Another scenario that may be imagined as an application of the estoppel theory in Romanian civil procedural law, through the sanction of non-recognition of a right exercised contrary to good faith, involves the filing of an appeal that is dismissed as late, even though the challenged decision was not effectively communicated. This procedural defect was caused by the appellant’s own conduct — providing a non-existent address for the communication of procedural documents.
In the given case, the appellate court found, upon examining the content of the initial claim, that the claimants had unequivocally indicated a procedural domicile to be used for the communication of documents. As a result of fulfilling the procedure for communication, it became apparent that the address provided was incorrect. However, the claimants had attended the scheduled court hearings without mentioning a new address for the receipt of documents. The court held that the claimants bore procedural fault for their failure to inform the trial judge of a new address for communication. The claimants did not invoke any situation that might have made it impossible for them to provide such information. Consequently, the first instance's decision was deemed to have been legally communicated. Although the law does not contain specific provisions on the execution of the summons/communication procedure to a non-existent address indicated by the claimants themselves, the court considered their conduct to be culpable. This behavior was seen as an abuse of rights, as the claimants left the course of the proceedings (with respect to the appeal deadline) at their discretion.
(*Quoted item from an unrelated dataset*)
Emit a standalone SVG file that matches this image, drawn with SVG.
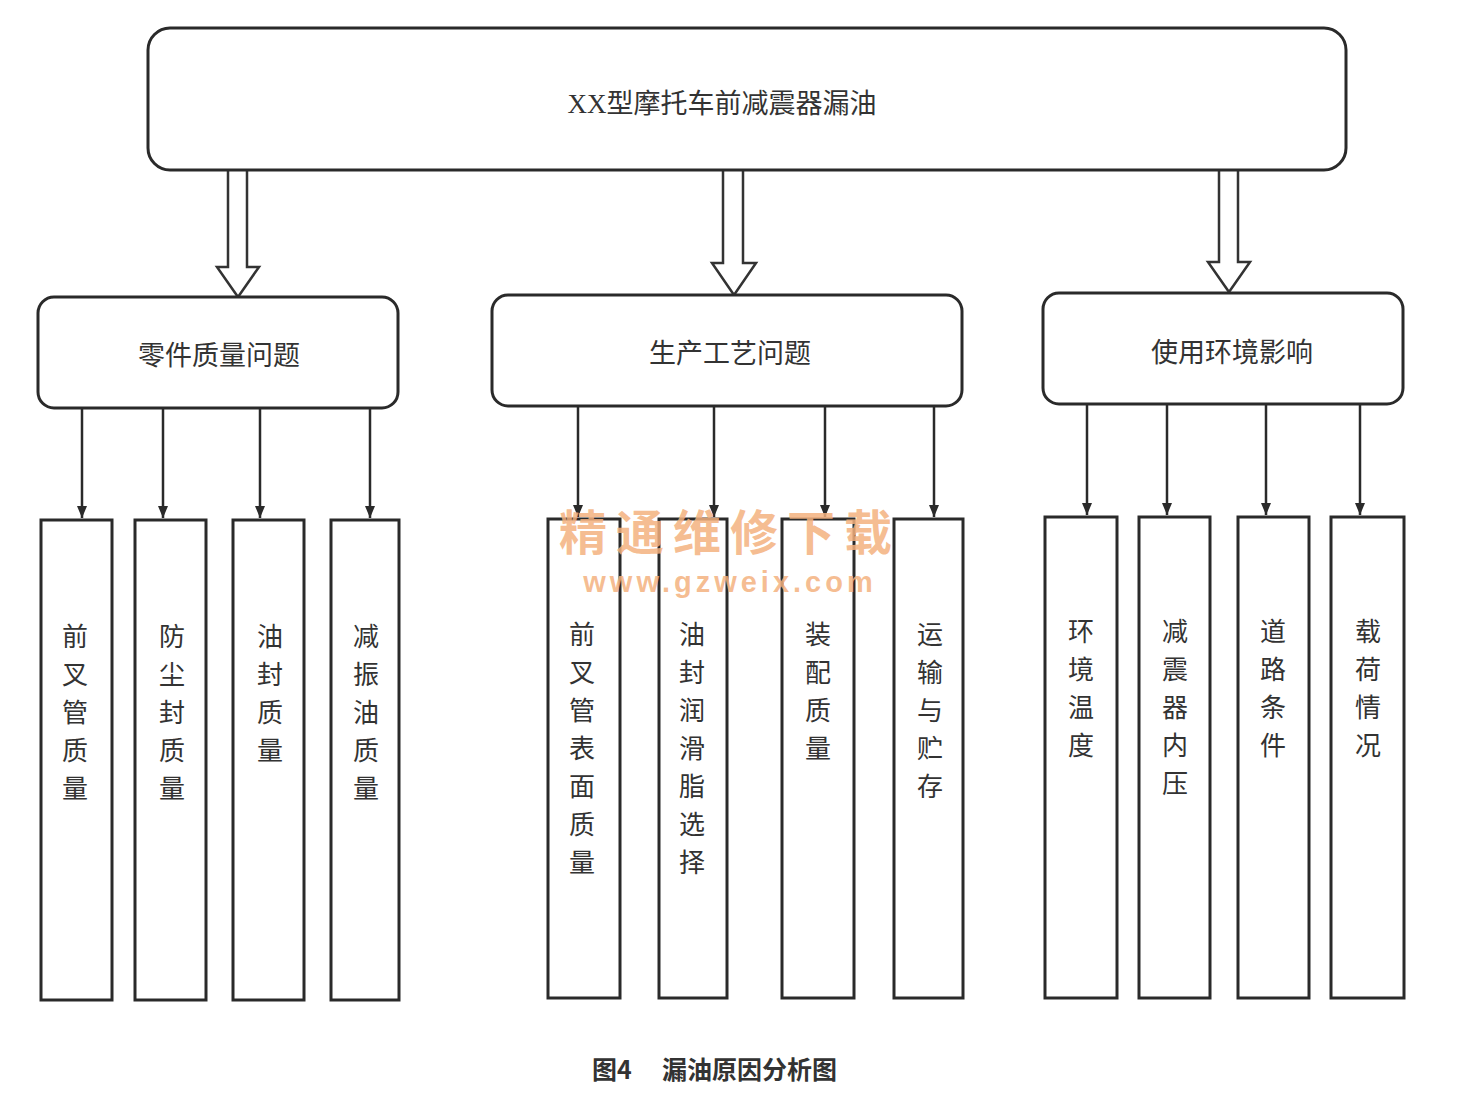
<svg xmlns="http://www.w3.org/2000/svg" width="1459" height="1104" viewBox="0 0 1459 1104">
<defs>
<style>
.box{fill:#fff;stroke:#2a2a2a;stroke-width:3}
.lbl{font-family:"Noto Sans CJK SC","Liberation Serif",sans-serif;font-size:27px;fill:#333;text-anchor:middle}
.vt{font-family:"Noto Sans CJK SC",sans-serif;font-size:26px;fill:#333;text-anchor:middle}
.conn{stroke:#2a2a2a;stroke-width:2.5;fill:none}
.hollow{fill:#fff;stroke:#333;stroke-width:2.5;stroke-linejoin:miter}
.wm{font-weight:bold;fill:#f4b17e;fill-opacity:0.85;text-anchor:middle}
.wm1{font-family:"Noto Sans CJK SC",sans-serif}
.wm2{font-family:"Liberation Sans",sans-serif}
</style>
<marker id="ah" viewBox="0 0 12 10" refX="12" refY="5" markerWidth="12" markerHeight="10" markerUnits="userSpaceOnUse" orient="auto">
<path d="M0,0 L12,5 L0,10 Z" fill="#2a2a2a"/>
</marker>
</defs>
<rect width="1459" height="1104" fill="#fff"/>

<g id="connectors">
<path class="hollow" d="M228,170 V267 H217 L238,297 L259,267 H247 V170"/>
<path class="hollow" d="M723,168 V263 H712 L734,295 L756,263 H743 V168"/>
<path class="hollow" d="M1219,168 V262 H1208 L1229,292 L1250,262 H1238 V168"/>
<line class="conn" x1="82" y1="408" x2="82" y2="518" marker-end="url(#ah)"/>
<line class="conn" x1="163" y1="408" x2="163" y2="518" marker-end="url(#ah)"/>
<line class="conn" x1="260" y1="408" x2="260" y2="518" marker-end="url(#ah)"/>
<line class="conn" x1="370" y1="408" x2="370" y2="518" marker-end="url(#ah)"/>
<line class="conn" x1="578" y1="406" x2="578" y2="517" marker-end="url(#ah)"/>
<line class="conn" x1="714" y1="406" x2="714" y2="517" marker-end="url(#ah)"/>
<line class="conn" x1="825" y1="406" x2="825" y2="517" marker-end="url(#ah)"/>
<line class="conn" x1="934" y1="406" x2="934" y2="517" marker-end="url(#ah)"/>
<line class="conn" x1="1087" y1="404" x2="1087" y2="515" marker-end="url(#ah)"/>
<line class="conn" x1="1167" y1="404" x2="1167" y2="515" marker-end="url(#ah)"/>
<line class="conn" x1="1266" y1="404" x2="1266" y2="515" marker-end="url(#ah)"/>
<line class="conn" x1="1360" y1="404" x2="1360" y2="515" marker-end="url(#ah)"/>
</g>

<g id="root">
<rect class="box" x="148" y="28" width="1198" height="142" rx="22"/>
<text class="lbl" x="722" y="113" font-size="28"><tspan font-family="Liberation Serif">XX</tspan>型摩托车前减震器漏油</text>
</g>

<g id="cat1">
<rect class="box" x="38" y="297" width="360" height="111" rx="16"/>
<text class="lbl" x="219" y="365">零件质量问题</text>
</g>
<g id="cat2">
<rect class="box" x="492" y="295" width="470" height="111" rx="16"/>
<text class="lbl" x="730" y="363">生产工艺问题</text>
</g>
<g id="cat3">
<rect class="box" x="1043" y="293" width="360" height="111" rx="16"/>
<text class="lbl" x="1232" y="362">使用环境影响</text>
</g>

<g id="leaf1"><rect class="box" x="41" y="520" width="71" height="480"/>
<text class="vt" x="75" y="646"><tspan x="75">前</tspan><tspan x="75" dy="38">叉</tspan><tspan x="75" dy="38">管</tspan><tspan x="75" dy="38">质</tspan><tspan x="75" dy="38">量</tspan></text></g>
<g id="leaf2"><rect class="box" x="135" y="520" width="71" height="480"/>
<text class="vt" x="172" y="646"><tspan x="172">防</tspan><tspan x="172" dy="38">尘</tspan><tspan x="172" dy="38">封</tspan><tspan x="172" dy="38">质</tspan><tspan x="172" dy="38">量</tspan></text></g>
<g id="leaf3"><rect class="box" x="233" y="520" width="71" height="480"/>
<text class="vt" x="270" y="646"><tspan x="270">油</tspan><tspan x="270" dy="38">封</tspan><tspan x="270" dy="38">质</tspan><tspan x="270" dy="38">量</tspan></text></g>
<g id="leaf4"><rect class="box" x="331" y="520" width="68" height="480"/>
<text class="vt" x="366" y="646"><tspan x="366">减</tspan><tspan x="366" dy="38">振</tspan><tspan x="366" dy="38">油</tspan><tspan x="366" dy="38">质</tspan><tspan x="366" dy="38">量</tspan></text></g>

<g id="leaf5"><rect class="box" x="548" y="519" width="72" height="479"/>
<text class="vt" x="582" y="644"><tspan x="582">前</tspan><tspan x="582" dy="38">叉</tspan><tspan x="582" dy="38">管</tspan><tspan x="582" dy="38">表</tspan><tspan x="582" dy="38">面</tspan><tspan x="582" dy="38">质</tspan><tspan x="582" dy="38">量</tspan></text></g>
<g id="leaf6"><rect class="box" x="659" y="519" width="68" height="479"/>
<text class="vt" x="692" y="644"><tspan x="692">油</tspan><tspan x="692" dy="38">封</tspan><tspan x="692" dy="38">润</tspan><tspan x="692" dy="38">滑</tspan><tspan x="692" dy="38">脂</tspan><tspan x="692" dy="38">选</tspan><tspan x="692" dy="38">择</tspan></text></g>
<g id="leaf7"><rect class="box" x="782" y="519" width="72" height="479"/>
<text class="vt" x="818" y="644"><tspan x="818">装</tspan><tspan x="818" dy="38">配</tspan><tspan x="818" dy="38">质</tspan><tspan x="818" dy="38">量</tspan></text></g>
<g id="leaf8"><rect class="box" x="894" y="519" width="69" height="479"/>
<text class="vt" x="930" y="644"><tspan x="930">运</tspan><tspan x="930" dy="38">输</tspan><tspan x="930" dy="38">与</tspan><tspan x="930" dy="38">贮</tspan><tspan x="930" dy="38">存</tspan></text></g>

<g id="leaf9"><rect class="box" x="1045" y="517" width="72" height="481"/>
<text class="vt" x="1081" y="641"><tspan x="1081">环</tspan><tspan x="1081" dy="38">境</tspan><tspan x="1081" dy="38">温</tspan><tspan x="1081" dy="38">度</tspan></text></g>
<g id="leaf10"><rect class="box" x="1139" y="517" width="71" height="481"/>
<text class="vt" x="1175" y="641"><tspan x="1175">减</tspan><tspan x="1175" dy="38">震</tspan><tspan x="1175" dy="38">器</tspan><tspan x="1175" dy="38">内</tspan><tspan x="1175" dy="38">压</tspan></text></g>
<g id="leaf11"><rect class="box" x="1238" y="517" width="71" height="481"/>
<text class="vt" x="1273" y="641"><tspan x="1273">道</tspan><tspan x="1273" dy="38">路</tspan><tspan x="1273" dy="38">条</tspan><tspan x="1273" dy="38">件</tspan></text></g>
<g id="leaf12"><rect class="box" x="1331" y="517" width="73" height="481"/>
<text class="vt" x="1368" y="641"><tspan x="1368">载</tspan><tspan x="1368" dy="38">荷</tspan><tspan x="1368" dy="38">情</tspan><tspan x="1368" dy="38">况</tspan></text></g>

<g id="watermark">
<text class="wm wm1" x="730" y="550" font-size="48" letter-spacing="9">精通维修下载</text>
<text class="wm wm2" x="730" y="592" font-size="29" letter-spacing="4">www.gzweix.com</text>
</g>

<g id="caption">
<text x="592" y="1079" font-family="Noto Sans CJK SC,sans-serif" font-size="25" font-weight="bold" fill="#333">图4<tspan x="662">漏油原因分析图</tspan></text>
</g>
</svg>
We observe that the court’s solution — which, although it prevents access to the appeal, reflects a mirror application of the estoppel rule in civil proceedings — sanctions the party's contradictory procedural conduct. The party sought to rely on an alleged illegality of the communication procedure, which was in fact caused by their own conduct. The party’s intention was to mislead in order to exercise the right of appeal and to control the course of the civil trial (specifically, the appeal deadline) as they saw fit.